Nos media portugueses, nada do que se passou realmente no Tribeca foi mostrado ao grande público. Painéis de conversas com pessoas que pouco tinham a ver com cinema. O que foi por exemplo Dino Santiago fazer ao Tribeca para falar de temáticas de igualdade social, para depois andar a exibir fotografias suas nas redes sociais enquanto era transportado de carrinho de golf como uma estrela pelo meio da plebe, escrevendo a legenda “Look at us today! We made it!” – citando Whoopi Goldberg. Filmes exibidos em condições ofensivas e abaixo de cão, com público apertado em pé espreitando por entre as cabeças dos mais altos, ao mesmo tempo que Jane Rosenthal elogia a experiência de ver o cinema em sala no grande ecrã. Talks dedicadas a temáticas sociais com bilhetes a 130 euros, com um público que está na sua esmagadora maioria presente mediante convite. Um evento organizado pelo grupo Impresa, detentor de nomes de responsabilidade como a SIC, o Expresso ou a Blitz, ao qual foi encostado o nome de um conceituado festival de renome internacional para autopromoção, tudo com a conivência de uma infantil Câmara Municipal que se deixa seduzir pelos encantos de uma projecção de Lisboa além fronteiras, e em colisão directa com o Doclisboa, uma instituição do cinema na capital, que esteve e está a decorrer em simultâneo na cidade.
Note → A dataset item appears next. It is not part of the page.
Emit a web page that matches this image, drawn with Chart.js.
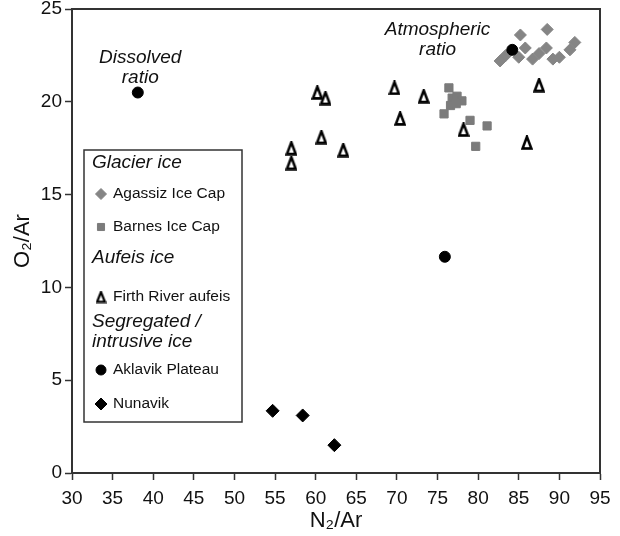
<!DOCTYPE html>
<html>
<head>
<meta charset="utf-8">
<script src="https://cdn.jsdelivr.net/npm/chart.js@4.4.0/dist/chart.umd.min.js"></script>
<style>
  html, body { margin: 0; padding: 0; background: #fff; }
  #wrap { width: 620px; height: 536px; }
</style>
</head>
<body>
<div id="wrap"><canvas id="o2chart" width="620" height="536"></canvas></div>
<script>
// valores (N2/Ar no x, O2/Ar no y)
const agassizN = [82.7, 83.4, 85.2, 85.0, 85.8, 86.7, 87.5, 88.5, 88.4, 89.2, 90.0, 91.3, 91.9];
const agassizO = [22.2, 22.5, 23.6, 22.4, 22.9, 22.3, 22.6, 23.9, 22.9, 22.3, 22.4, 22.8, 23.2];

const barnesN = [76.4, 76.8, 77.4, 78.0, 76.6, 77.3, 75.8, 79.0, 81.1, 79.7];
const barnesO = [20.75, 20.2, 20.3, 20.05, 19.8, 19.9, 19.35, 19.0, 18.7, 17.6];

const firthN = [60.2, 61.2, 60.7, 57.0, 57.0, 63.4, 69.7, 70.4, 73.3, 78.2, 87.5, 86.0];
const firthO = [20.5, 20.2, 18.1, 17.5, 16.7, 17.4, 20.75, 19.1, 20.3, 18.5, 20.9, 17.8];

const aklavikN = [38.1, 84.2, 75.9];
const aklavikO = [20.5, 22.8, 11.65];

const nunavikN = [54.7, 58.4, 62.3];
const nunavikO = [3.35, 3.1, 1.5];

const xTickValues = [30, 35, 40, 45, 50, 55, 60, 65, 70, 75, 80, 85, 90, 95];
const yTickValues = [0, 5, 10, 15, 20, 25];

const seriesNames = ['Agassiz Ice Cap', 'Barnes Ice Cap', 'Firth River aufeis', 'Aklavik Plateau', 'Nunavik'];
const groupNames = ['Glacier ice', 'Aufeis ice', 'Segregated /', 'intrusive ice'];
const noteLines = [['Dissolved', 'ratio'], ['Atmospheric', 'ratio']];
const noteAnchorN = [38.4, 75.0];
const noteAnchorO = [22.4, 23.9];

const FONT = "'Liberation Sans', Arial, Helvetica, sans-serif";
const INK = '#111';

function pairs(xs, ys) {
    return xs.map((x, i) => ({ x: x, y: ys[i] }));
}

// triângulo vazado (contorno preto grosso)
function makeTriangle(w, h, lw) {
    const c = document.createElement('canvas');
    c.width = w;
    c.height = h;
    const g = c.getContext('2d');
    g.beginPath();
    g.moveTo(w / 2, 1.6);
    g.lineTo(w - 1.6, h - 1.6);
    g.lineTo(1.6, h - 1.6);
    g.closePath();
    g.fillStyle = '#fff';
    g.fill();
    g.lineWidth = lw;
    g.strokeStyle = '#000';
    g.lineJoin = 'miter';
    g.stroke();
    return c;
}
const triMark = makeTriangle(12, 15, 2.6);
const triLegend = makeTriangle(11, 13, 2.3);

// moldura de cima e da direita
const framePlugin = {
    id: 'frame',
    beforeDatasetsDraw(chart) {
        const { ctx, chartArea: a } = chart;
        ctx.save();
        ctx.strokeStyle = '#333';
        ctx.lineWidth = 2;
        ctx.beginPath();
        ctx.moveTo(a.left, a.top);
        ctx.lineTo(a.right, a.top);
        ctx.lineTo(a.right, a.bottom);
        ctx.stroke();
        ctx.restore();
    }
};

// textos "Dissolved ratio" / "Atmospheric ratio"
const notesPlugin = {
    id: 'notes',
    afterDatasetsDraw(chart) {
        const { ctx, scales } = chart;
        ctx.save();
        ctx.fillStyle = INK;
        ctx.font = 'italic 19px ' + FONT;
        ctx.textAlign = 'center';
        ctx.textBaseline = 'middle';
        noteLines.forEach((lines, i) => {
            const px = scales.x.getPixelForValue(noteAnchorN[i]);
            const py = scales.y.getPixelForValue(noteAnchorO[i]);
            lines.forEach((t, j) => ctx.fillText(t, px, py + j * 20));
        });
        ctx.restore();
    }
};

// legenda agrupada dentro da área do gráfico
const legendPlugin = {
    id: 'groupLegend',
    afterDraw(chart) {
        const { ctx, chartArea: a } = chart;
        const bx = a.left + 12, by = a.top + 141, bw = 158, bh = 272;
        ctx.save();
        ctx.fillStyle = '#fff';
        ctx.fillRect(bx, by, bw, bh);
        ctx.strokeStyle = '#333';
        ctx.lineWidth = 1.5;
        ctx.strokeRect(bx, by, bw, bh);

        ctx.textBaseline = 'middle';
        ctx.textAlign = 'left';
        ctx.fillStyle = INK;
        ctx.font = 'italic 19px ' + FONT;
        const heads = [13, 108, 172, 192];
        groupNames.forEach((t, i) => ctx.fillText(t, bx + 8, by + heads[i]));

        const rows = [44, 77, 147, 220, 254];
        const ds = chart.data.datasets;
        ctx.font = '15.5px ' + FONT;
        seriesNames.forEach((t, i) => {
            const d = ds[i];
            const mx = bx + 17, my = by + rows[i];
            ctx.fillStyle = d.backgroundColor;
            ctx.strokeStyle = d.borderColor;
            ctx.lineWidth = 1;
            const style = i === 2 ? triLegend : d.pointStyle;
            Chart.helpers.drawPoint(ctx, {
                pointStyle: style,
                radius: d.legendRadius,
                rotation: 0,
                borderWidth: 1
            }, mx, my);
            ctx.fillStyle = INK;
            ctx.fillText(t, bx + 29, my);
        });
        ctx.restore();
    }
};

const ctx = document.getElementById('o2chart');

new Chart(ctx, {
    type: 'scatter',
    data: {
        datasets: [
            {
                label: seriesNames[0],
                data: pairs(agassizN, agassizO),
                pointStyle: 'rectRot',
                pointRadius: 6,
                legendRadius: 5.5,
                backgroundColor: '#858585',
                borderColor: '#858585',
                borderWidth: 1,
                order: 3
            },
            {
                label: seriesNames[1],
                data: pairs(barnesN, barnesO),
                pointStyle: 'rect',
                pointRadius: 5.8,
                legendRadius: 5,
                backgroundColor: '#7b7b7b',
                borderColor: '#7b7b7b',
                borderWidth: 1,
                order: 2
            },
            {
                label: seriesNames[2],
                data: pairs(firthN, firthO),
                pointStyle: triMark,
                pointRadius: 6,
                legendRadius: 5,
                backgroundColor: '#fff',
                borderColor: '#000',
                borderWidth: 0,
                order: 1
            },
            {
                label: seriesNames[3],
                data: pairs(aklavikN, aklavikO),
                pointStyle: 'circle',
                pointRadius: 5.5,
                legendRadius: 5,
                backgroundColor: '#000',
                borderColor: '#000',
                borderWidth: 1,
                order: 0
            },
            {
                label: seriesNames[4],
                data: pairs(nunavikN, nunavikO),
                pointStyle: 'rectRot',
                pointRadius: 6.5,
                legendRadius: 6,
                backgroundColor: '#000',
                borderColor: '#000',
                borderWidth: 1,
                order: 0
            }
        ]
    },
    options: {
        responsive: false,
        animation: false,
        devicePixelRatio: 1,
        events: [],
        layout: { padding: { top: 9, right: 20, left: 0, bottom: 0 } },
        plugins: {
            legend: { display: false },
            tooltip: { enabled: false }
        },
        scales: {
            x: {
                type: 'linear',
                position: 'bottom',
                min: 30,
                max: 95,
                afterBuildTicks: s => { s.ticks = xTickValues.map(v => ({ value: v })); },
                afterFit: s => { s.height = 63; s.paddingLeft = 0; s.paddingRight = 0; },
                grid: { display: true, drawOnChartArea: false, drawTicks: true, tickLength: 7, tickColor: '#333', tickWidth: 1.5 },
                border: { display: true, color: '#333', width: 2 },
                ticks: { color: INK, font: { family: FONT, size: 19 }, padding: 7, maxRotation: 0, autoSkip: false },
                title: { display: true, text: 'N₂/Ar', color: INK, font: { family: FONT, size: 22 }, padding: { top: 0, bottom: 2 } }
            },
            y: {
                type: 'linear',
                position: 'left',
                min: 0,
                max: 25,
                afterBuildTicks: s => { s.ticks = yTickValues.map(v => ({ value: v })); },
                afterFit: s => { s.width = 72; s.paddingTop = 0; s.paddingBottom = 0; },
                grid: { display: true, drawOnChartArea: false, drawTicks: true, tickLength: 7, tickColor: '#333', tickWidth: 1.5 },
                border: { display: true, color: '#333', width: 2 },
                ticks: { color: INK, font: { family: FONT, size: 19 }, padding: 3, autoSkip: false },
                title: { display: true, text: 'O₂/Ar', color: INK, font: { family: FONT, size: 22 }, padding: { top: 10, bottom: 0 } }
            }
        }
    },
    plugins: [framePlugin, notesPlugin, legendPlugin]
});
</script>
</body>
</html>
Um recinto recheado de marcas que nos invadem os olhos por onde quer que nos viremos. Por entre burburinhos e conversas mais recatadas a opinião era geral: o que se passou foi uma vergonha. É caso para dizer: que raio de merda é esta?! O Tribeca Lisboa foi não só o pior festival de cinema, como o pior evento que já tive a infelicidade de frequentar. Pela módica quantia de 130 euros.